Wife finally got her company car after a short 14 month wait from ordering... Not fully electric but Mercedes Cla 250e.

Question is had a zappi put in back in March prior to the grants ending so finally getting to use it but can only get 4.5kwh out of it. Obviously as its only a small battery it's not a major issue really but I'm wondering why it won't charge at 7kwh or if I've missed something. Gone through settings and it's at 31.8a and the car is set at max charge rate. Wondering if anyone has had similar issues.
 
Wife finally got her company car after a short 14 month wait from ordering... Not fully electric but Mercedes Cla 250e.

Question is had a zappi put in back in March prior to the grants ending so finally getting to use it but can only get 4.5kwh out of it. Obviously as its only a small battery it's not a major issue really but I'm wondering why it won't charge at 7kwh or if I've missed something. Gone through settings and it's at 31.8a and the car is set at max charge rate. Wondering if anyone has had similar issues.
How much charge does the car have? They taper off if they are above 70% IIRC
 
Have you got solar and is it set to solar charge only? A classic installation error is putting on the CT clamp the wrong way round that can impact this.

Check if you/it have any grid limits E.g. 60a fuse? It could be throttling back due to how much you are pulling from the house.
 
My friends son has a Tesla model Y and we borrowed it yesterday. We were doing a 308 mile round trip (154 miles each way) with four adults and no luggage.

He picked me up with a full charge, after ninety miles we stopped for breakfast and it had dropped to 51% charge. The services had no Tesla superchargers and the "fast" chargers they had were all in use so he plugged it in to a non fast charger. By the time we'd finished breakfast (we were deliberately slow), it had only charged to 82%. We continued our journey and on the return trip, the sat nav wanted to divert us via the superchargers at the M11 Stortford junction because it was predicting we couldn't complete our journey and was showing -12% in red.

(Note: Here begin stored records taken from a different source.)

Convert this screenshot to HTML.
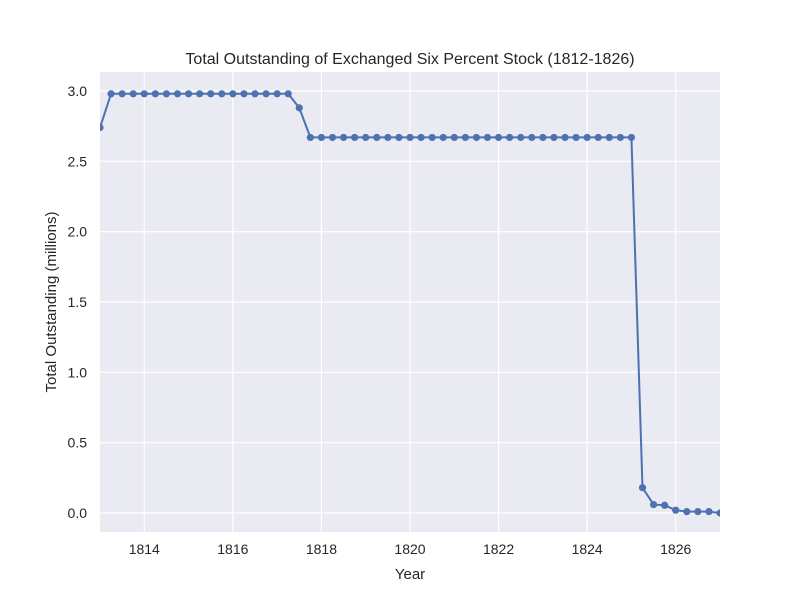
<!DOCTYPE html>
<html><head><meta charset="utf-8"><style>
body{margin:0;background:#fff;}
svg text{font-family:"Liberation Sans","DejaVu Sans",sans-serif;fill:#262626;}
</style></head><body>
<svg id="chart" width="800" height="600">
<defs><clipPath id="plotclip"><rect x="100" y="72" width="620" height="460"/></clipPath></defs>
<rect x="100" y="72" width="620" height="460" fill="#eaeaf2"/>
<g id="grid"></g><g id="ticks"></g><g id="series" clip-path="url(#plotclip)"></g>
<text x="410" y="64" text-anchor="middle" font-size="16">Total Outstanding of Exchanged Six Percent Stock (1812-1826)</text>
<text x="410" y="579" text-anchor="middle" font-size="15">Year</text>
<text transform="translate(56,302) rotate(-90)" text-anchor="middle" font-size="15">Total Outstanding (millions)</text>
</svg>
<script>
const years = [1813,1813.25,1813.5,1813.75,1814,1814.25,1814.5,1814.75,1815,1815.25,1815.5,1815.75,1816,1816.25,1816.5,1816.75,1817,1817.25,1817.5,1817.75,1818,1818.25,1818.5,1818.75,1819,1819.25,1819.5,1819.75,1820,1820.25,1820.5,1820.75,1821,1821.25,1821.5,1821.75,1822,1822.25,1822.5,1822.75,1823,1823.25,1823.5,1823.75,1824,1824.25,1824.5,1824.75,1825,1825.25,1825.5,1825.75,1826,1826.25,1826.5,1826.75,1827];
const outstanding = [2.74,2.98,2.98,2.98,2.98,2.98,2.98,2.98,2.98,2.98,2.98,2.98,2.98,2.98,2.98,2.98,2.98,2.98,2.88,2.67,2.67,2.67,2.67,2.67,2.67,2.67,2.67,2.67,2.67,2.67,2.67,2.67,2.67,2.67,2.67,2.67,2.67,2.67,2.67,2.67,2.67,2.67,2.67,2.67,2.67,2.67,2.67,2.67,2.67,0.18,0.06,0.055,0.02,0.01,0.01,0.01,0.0];
const xTicks = [1814,1816,1818,1820,1822,1824,1826];
const yTicks = [0,0.5,1,1.5,2,2.5,3];
const yTickLabels = ["0.0","0.5","1.0","1.5","2.0","2.5","3.0"];
const X0=100,X1=720,Y0=532,Y1=72,xmin=1813,xmax=1827,ymin=-0.135,ymax=3.135;
const sx=v=>X0+(v-xmin)/(xmax-xmin)*(X1-X0);
const sy=v=>Y0-(v-ymin)/(ymax-ymin)*(Y0-Y1);
const NS="http://www.w3.org/2000/svg";
function mk(tag,attrs,parent,txt){const e=document.createElementNS(NS,tag);for(const k in attrs)e.setAttribute(k,attrs[k]);if(txt!==undefined)e.textContent=txt;parent.appendChild(e);return e;}
const grid=document.getElementById('grid'),ticks=document.getElementById('ticks'),series=document.getElementById('series');
xTicks.forEach(t=>{
  const l=mk('line',{x1:sx(t),x2:sx(t),y1:Y1,y2:Y0,stroke:'#fff','stroke-width':1.2},grid);
  
  
  const tx=mk('text',{x:sx(t),y:554,'text-anchor':'middle','font-size':14},ticks,String(t));
  
  
});
yTicks.forEach((t,i)=>{
  const l=mk('line',{x1:X0,x2:X1,y1:sy(t),y2:sy(t),stroke:'#fff','stroke-width':1.2},grid);
  
  
  const tx=mk('text',{x:87,y:sy(t)+5,'text-anchor':'end','font-size':14},ticks,yTickLabels[i]);
  
  
});
const pts=years.map((y,i)=>sx(y)+','+sy(outstanding[i])).join(' ');
const pl=mk('polyline',{points:pts,fill:'none',stroke:'#4c72b0','stroke-width':2},series);


years.forEach((y,i)=>{
  const c=mk('circle',{cx:sx(y),cy:sy(outstanding[i]),r:3.6,fill:'#4c72b0'},series);
  
  
});
</script>
</body></html>
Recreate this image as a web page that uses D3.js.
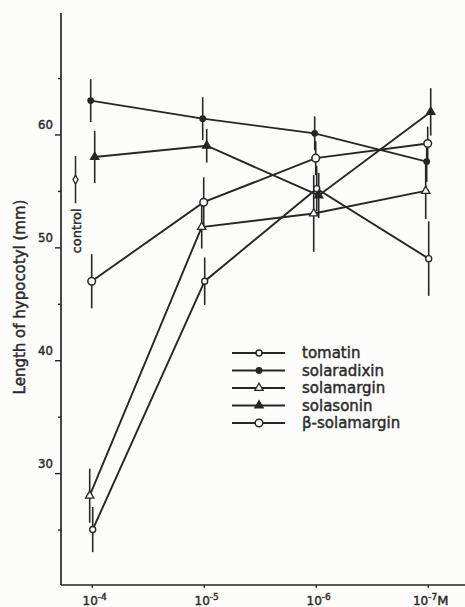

We stopped at the same place on the way home, managed to get one of the faster chargers and it topped up to 90% so we managed the journey back with no issues.

We do this trip once a year, we normally stop for a quick break on the way up and don't stop on the way back. As a result of taking the Tesla, it took longer to get there, longer to get home and there was a mild case of range anxiety. The car was in normal mode, not sporty or anything fancy like that, it was driven to the speed limit and very rarely booted hard.

I believe the estimated range is 270 miles on a charge. I appreciate that's under ideal conditions but we'd have been lucky to get 180 miles on a charge. That's still pretty poor, isn't it?
 
My friends son has a Tesla model Y and we borrowed it yesterday. We were doing a 308 mile round trip (154 miles each way) with four adults and no luggage.

He picked me up with a full charge, after ninety miles we stopped for breakfast and it had dropped to 51% charge. The services had no Tesla superchargers and the "fast" chargers they had were all in use so he plugged it in to a non fast charger. By the time we'd finished breakfast (we were deliberately slow), it had only charged to 82%. We continued our journey and on the return trip, the sat nav wanted to divert us via the superchargers at the M11 Stortford junction because it was predicting we couldn't complete our journey and was showing -12% in red.

We stopped at the same place on the way home, managed to get one of the faster chargers and it topped up to 90% so we managed the journey back with no issues.

We do this trip once a year, we normally stop for a quick break on the way up and don't stop on the way back. As a result of taking the Tesla, it took longer to get there, longer to get home and there was a mild case of range anxiety. The car was in normal mode, not sporty or anything fancy like that, it was driven to the speed limit and very rarely booted hard.

I believe the estimated range is 270 miles on a charge. I appreciate that's under ideal conditions but we'd have been lucky to get 180 miles on a charge. That's still pretty poor, isn't it?

On a full charge our will show 320 mile range, I've done about 250 in a journey (2 adults + child) up to Manchester from the south and was probably in single digit figure of remaining charge. 180miles does seem poor.